What is being asked — Skip every picture, and extract verbatim the lines from the line containing "Write a LaTeX" to the line containing "(sight) [below=of vision]", both lines included.

Record excerpts —
>>>>

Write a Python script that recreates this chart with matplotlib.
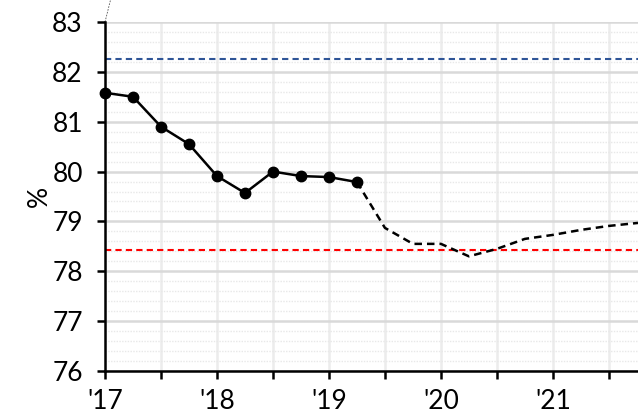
import numpy as np
import matplotlib
matplotlib.use('Agg')
import matplotlib.pyplot as plt
from matplotlib.ticker import MultipleLocator, FixedLocator

# ── data (quarterly) ──
hist_t = [2017.0, 2017.25, 2017.5, 2017.75, 2018.0, 2018.25, 2018.5, 2018.75, 2019.0, 2019.25]
hist_v = [81.58, 81.50, 80.90, 80.55, 79.91, 79.57, 80.00, 79.91, 79.89, 79.79]

fc_t = [2019.25, 2019.5, 2019.75, 2020.0, 2020.25, 2020.5, 2020.75, 2021.0, 2021.25, 2021.5, 2021.76]
fc_v = [79.79, 78.87, 78.55, 78.55, 78.30, 78.45, 78.65, 78.73, 78.83, 78.91, 78.97]

blue_level = 82.26
red_level = 78.42

year_ticks = [2017, 2018, 2019, 2020, 2021]
year_labels = ["'17", "'18", "'19", "'20", "'21"]

plt.rcParams['font.family'] = ['Lato', 'DejaVu Sans']

fig = plt.figure(figsize=(6.38, 4.18), dpi=100)
ax = fig.add_axes([0.1646, 0.1124, 0.8354, 0.835])

ax.set_xlim(2017, 2021.76)
ax.set_ylim(76, 83)

# grid
ax.yaxis.set_major_locator(MultipleLocator(1))
ax.yaxis.set_minor_locator(MultipleLocator(0.2))
ax.xaxis.set_major_locator(FixedLocator(year_ticks))
ax.xaxis.set_minor_locator(FixedLocator([y + 0.5 for y in year_ticks]))
ax.grid(True, axis='y', which='major', color='#d9d9d9', lw=1.8, zorder=0)
ax.grid(True, axis='y', which='minor', color='#e8e8e8', lw=1.0, ls=(0, (1, 1)), zorder=0)
ax.grid(True, axis='x', which='both', color='#ececec', lw=1.8, zorder=0)

# reference lines
ax.axhline(blue_level, color='#2f5597', ls=(0, (3, 2)), lw=1.5, zorder=2)
ax.axhline(red_level, color='#ff0000', ls=(0, (3, 2)), lw=1.5, zorder=2)

# series
ax.plot(fc_t, fc_v, color='black', ls=(0, (3, 2)), lw=1.8, zorder=3)
ax.plot(hist_t, hist_v, color='black', lw=1.8, marker='o', ms=7.5, zorder=4, clip_on=False)

ax.set_xticklabels(year_labels)
ax.tick_params(axis='both', which='major', labelsize=19, direction='out', length=6, width=1.8, color='black')
ax.tick_params(axis='x', which='minor', direction='out', length=6, width=1.8, color='black')
ax.tick_params(axis='y', which='minor', length=0)
ax.tick_params(axis='x', pad=7)
ax.tick_params(axis='y', pad=10)

for s in ['top', 'right']:
    ax.spines[s].set_visible(False)
for s in ['left', 'bottom']:
    ax.spines[s].set_linewidth(1.8)

ax.set_ylabel('%', fontsize=19, labelpad=0)

# thin leader line at top-left
ax.plot([2017.0, 2017.05], [83.0, 83.45], color='#555555', lw=0.6, ls=(0, (2, 1.5)), clip_on=False)

fig.savefig('out.png', dpi=100)
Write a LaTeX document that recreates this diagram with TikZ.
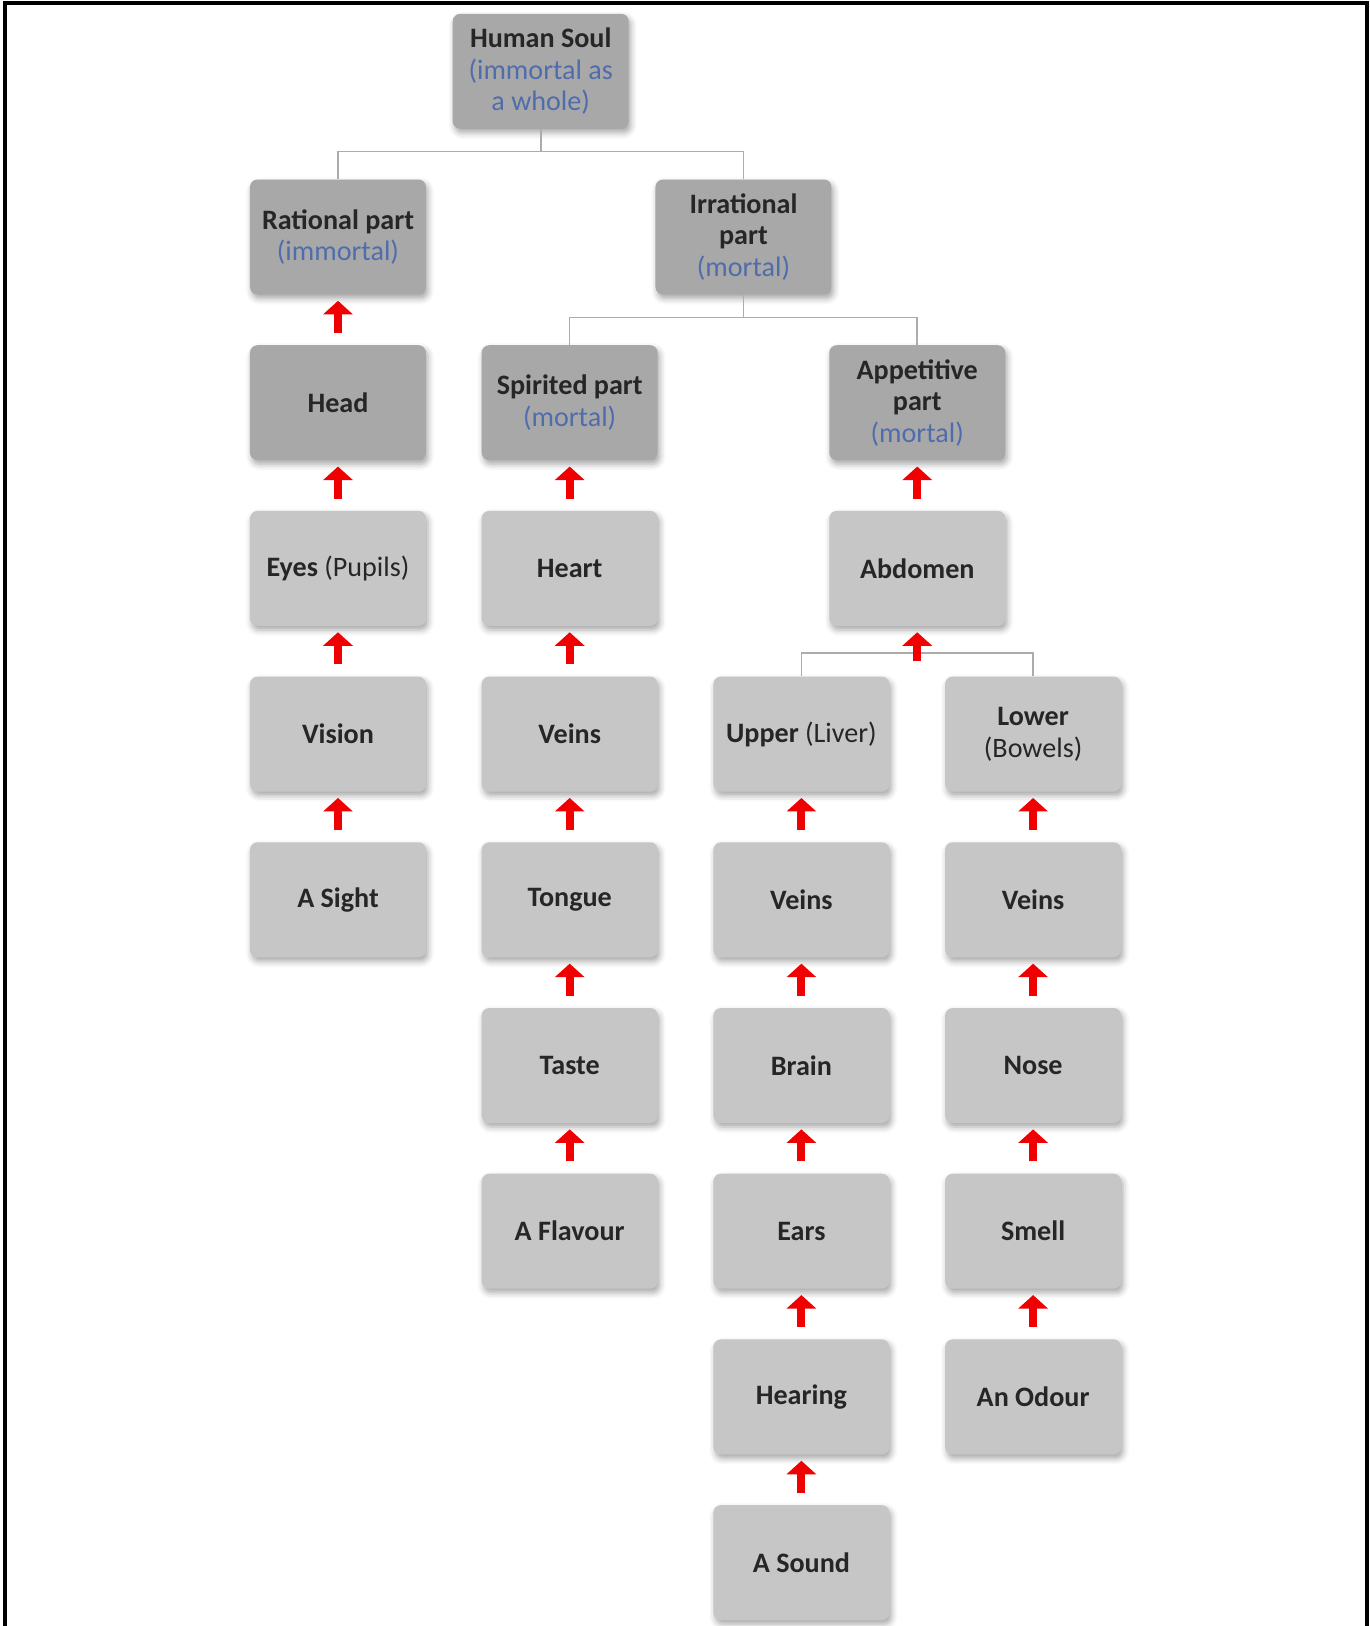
\documentclass[tikz,border=0pt]{standalone}
\usepackage{fontspec}
\setmainfont{Carlito}
\usetikzlibrary{positioning,calc,arrows.meta,shadows.blur}
\definecolor{boxdark}{RGB}{168,168,168}
\definecolor{boxlight}{RGB}{198,198,198}
\definecolor{noteblue}{RGB}{79,108,172}
\definecolor{upred}{RGB}{240,0,0}
\definecolor{treegray}{RGB}{172,172,172}
\tikzset{
  partbox/.style={rounded corners=0.15cm, minimum width=3.52cm, minimum height=2.3cm,
    align=center, text=black!85, font=\fontsize{16}{18}\selectfont\bfseries,
    blur shadow={shadow xshift=0.04cm, shadow yshift=-0.08cm, shadow opacity=35, shadow blur radius=0.12cm}},
  darkbox/.style={partbox, fill=boxdark},
  lightbox/.style={partbox, fill=boxlight},
  upflow/.style={upred, line width=4.5pt, -{Triangle[width=0.58cm,length=0.27cm]},
    shorten >=0.12cm, shorten <=0.24cm},
  treeline/.style={treegray, line width=0.9pt}
}
\newcommand{\soulnote}[1]{{\mdseries\color{noteblue}#1}}
\newcommand{\plainnote}[1]{{\mdseries #1}}
\begin{document}
\begin{tikzpicture}[node distance=1cm and 1.1cm]
  \useasboundingbox (-6.76,-27.78) rectangle (20.64,4.74);
  % frame, open at the bottom
  \draw[line width=0.08cm] (-6.66,-27.78) -- (-6.66,4.68) -- (20.57,4.68) -- (20.57,-27.78);

  % rational column
  \node[darkbox] (rational) at (0,0) {Rational part\\\soulnote{(immortal)}};
  \node[darkbox] (head) [below=of rational] {Head};
  \node[lightbox] (eyes) [below=of head] {Eyes \plainnote{(Pupils)}};
  \node[lightbox] (vision) [below=of eyes] {Vision};
  \node[lightbox] (sight) [below=of vision] {A Sight};

  % spirited column
  \node[darkbox] (spirited) [right=of head] {Spirited part\\\soulnote{(mortal)}};
  \node[lightbox] (heart) [below=of spirited] {Heart};
  \node[lightbox] (veinsA) [below=of heart] {Veins};
  \node[lightbox] (tongue) [below=of veinsA] {Tongue};
  \node[lightbox] (taste) [below=of tongue] {Taste};
  \node[lightbox] (flavour) [below=of taste] {A Flavour};

  % appetitive columns
  \node[lightbox] (upper) [right=of veinsA] {Upper \plainnote{(Liver)}};
  \node[lightbox] (veinsB) [below=of upper] {Veins};
  \node[lightbox] (brain) [below=of veinsB] {Brain};
  \node[lightbox] (ears) [below=of brain] {Ears};
  \node[lightbox] (hearing) [below=of ears] {Hearing};
  \node[lightbox] (sound) [below=of hearing] {A Sound};

  \node[lightbox] (lower) [right=of upper] {Lower\\\plainnote{(Bowels)}};
  \node[lightbox] (veinsC) [below=of lower] {Veins};
  \node[lightbox] (nose) [below=of veinsC] {Nose};
  \node[lightbox] (smell) [below=of nose] {Smell};
  \node[lightbox] (odour) [below=of smell] {An Odour};

  \coordinate (split) at ($(upper.north)!0.5!(lower.north)$);
  \node[lightbox] (abdomen) [above=of split] {Abdomen};
  \node[darkbox] (appetitive) [above=of abdomen] {Appetitive\\part\\\soulnote{(mortal)}};

  % top of the tree
  \node[darkbox] (irrational) [above=of $(spirited.north)!0.5!(appetitive.north)$] {Irrational\\part\\\soulnote{(mortal)}};
  \node[darkbox] (soul) [above=of $(rational.north)!0.5!(irrational.north)$] {Human Soul\\\soulnote{(immortal as}\\\soulnote{a whole)}};

  \draw[treeline] (soul.south) -- ++(0,-0.45) -| (rational.north);
  \draw[treeline] (soul.south) -- ++(0,-0.45) -| (irrational.north);
  \draw[treeline] (irrational.south) -- ++(0,-0.45) -| (spirited.north);
  \draw[treeline] (irrational.south) -- ++(0,-0.45) -| (appetitive.north);
  \draw[treeline] (upper.north) -- ++(0,0.46) -| (lower.north);

  % red arrows, pointing up
  \foreach \from/\to in {head/rational, eyes/head, vision/eyes, sight/vision,
      heart/spirited, veinsA/heart, tongue/veinsA, taste/tongue, flavour/taste,
      abdomen/appetitive, veinsB/upper, brain/veinsB, ears/brain, hearing/ears,
      sound/hearing, veinsC/lower, nose/veinsC, smell/nose, odour/smell}
    \draw[upflow] (\from) -- (\to);
  \draw[upflow, shorten <=0.3cm] (split) -- (abdomen);
\end{tikzpicture}
\end{document}
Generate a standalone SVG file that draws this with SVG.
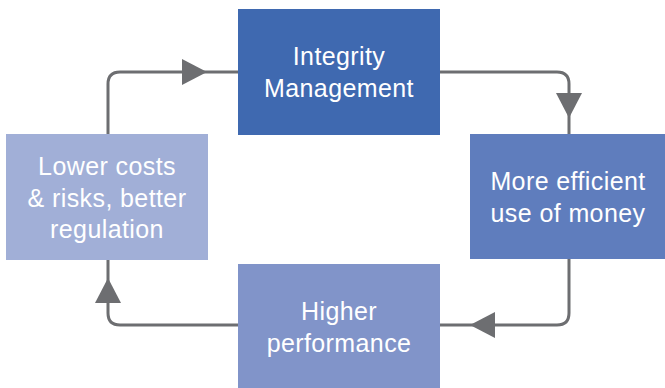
<svg xmlns="http://www.w3.org/2000/svg" width="665" height="388" viewBox="0 0 665 388">
<style>
.lbl{font-family:"Liberation Sans",Arial,sans-serif;font-size:25px;letter-spacing:0.4px;fill:#fff;text-anchor:middle}
.ln{fill:none;stroke:#6d6e71;stroke-width:3}
.ah{fill:#6d6e71}
</style>
<rect width="665" height="388" fill="#fff"/>
<g id="connectors">
<path class="ln" d="M108 134 V84 Q108 72 120 72 H238"/>
<polygon class="ah" points="182,59 207,72 182,85"/>
<path class="ln" d="M440 72 H557 Q569 72 569 84 V134"/>
<polygon class="ah" points="556,93 582,93 569,118"/>
<path class="ln" d="M569 259 V313 Q569 325 557 325 H440"/>
<polygon class="ah" points="495,312 470,325 495,338"/>
<path class="ln" d="M238 325 H120 Q108 325 108 313 V260"/>
<polygon class="ah" points="95,303 121,303 108,278"/>
</g>
<g id="integrity">
<rect x="238" y="9" width="202" height="126" fill="#3f69b0"/>
<text class="lbl" x="339" y="65">Integrity</text>
<text class="lbl" x="339" y="97">Management</text>
</g>
<g id="efficient">
<rect x="470" y="134" width="195" height="125" fill="#5f7dbd"/>
<text class="lbl" x="568" y="190">More efficient</text>
<text class="lbl" x="568" y="222">use of money</text>
</g>
<g id="performance">
<rect x="238" y="264" width="202" height="124" fill="#8194c9"/>
<text class="lbl" x="339" y="320">Higher</text>
<text class="lbl" x="339" y="352">performance</text>
</g>
<g id="lower">
<rect x="6" y="134" width="202" height="126" fill="#a1afd7"/>
<text class="lbl" x="107" y="175">Lower costs</text>
<text class="lbl" x="107" y="207">&amp; risks, better</text>
<text class="lbl" x="107" y="238">regulation</text>
</g>
</svg>
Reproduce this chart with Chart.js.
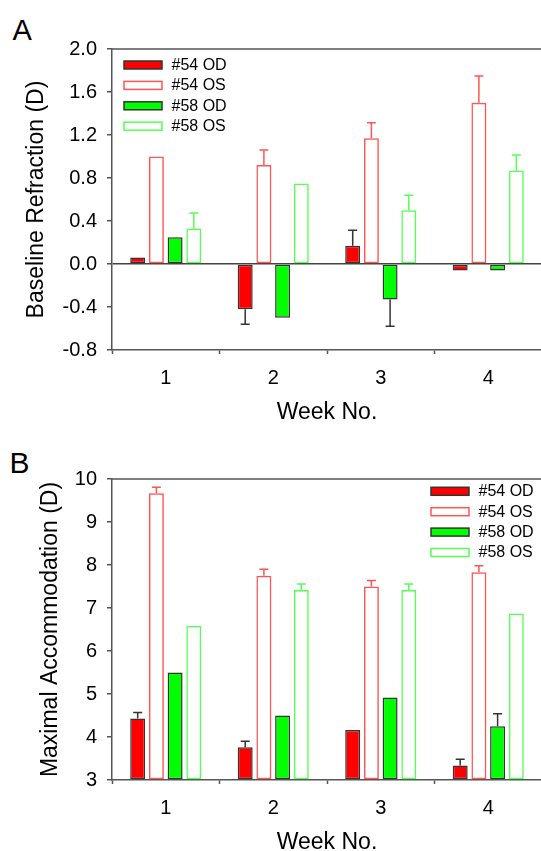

<<<<

Answer to the problem —
Write a LaTeX document that recreates this diagram with TikZ.
\documentclass[tikz,border=0pt]{standalone}
\usepackage{fontspec}
\setmainfont{Carlito}
\usetikzlibrary{positioning,calc,arrows.meta,shadows.blur}
\definecolor{boxdark}{RGB}{168,168,168}
\definecolor{boxlight}{RGB}{198,198,198}
\definecolor{noteblue}{RGB}{79,108,172}
\definecolor{upred}{RGB}{240,0,0}
\definecolor{treegray}{RGB}{172,172,172}
\tikzset{
  partbox/.style={rounded corners=0.15cm, minimum width=3.52cm, minimum height=2.3cm,
    align=center, text=black!85, font=\fontsize{16}{18}\selectfont\bfseries,
    blur shadow={shadow xshift=0.04cm, shadow yshift=-0.08cm, shadow opacity=35, shadow blur radius=0.12cm}},
  darkbox/.style={partbox, fill=boxdark},
  lightbox/.style={partbox, fill=boxlight},
  upflow/.style={upred, line width=4.5pt, -{Triangle[width=0.58cm,length=0.27cm]},
    shorten >=0.12cm, shorten <=0.24cm},
  treeline/.style={treegray, line width=0.9pt}
}
\newcommand{\soulnote}[1]{{\mdseries\color{noteblue}#1}}
\newcommand{\plainnote}[1]{{\mdseries #1}}
\begin{document}
\begin{tikzpicture}[node distance=1cm and 1.1cm]
  \useasboundingbox (-6.76,-27.78) rectangle (20.64,4.74);
  % frame, open at the bottom
  \draw[line width=0.08cm] (-6.66,-27.78) -- (-6.66,4.68) -- (20.57,4.68) -- (20.57,-27.78);

  % rational column
  \node[darkbox] (rational) at (0,0) {Rational part\\\soulnote{(immortal)}};
  \node[darkbox] (head) [below=of rational] {Head};
  \node[lightbox] (eyes) [below=of head] {Eyes \plainnote{(Pupils)}};
  \node[lightbox] (vision) [below=of eyes] {Vision};
  \node[lightbox] (sight) [below=of vision] {A Sight};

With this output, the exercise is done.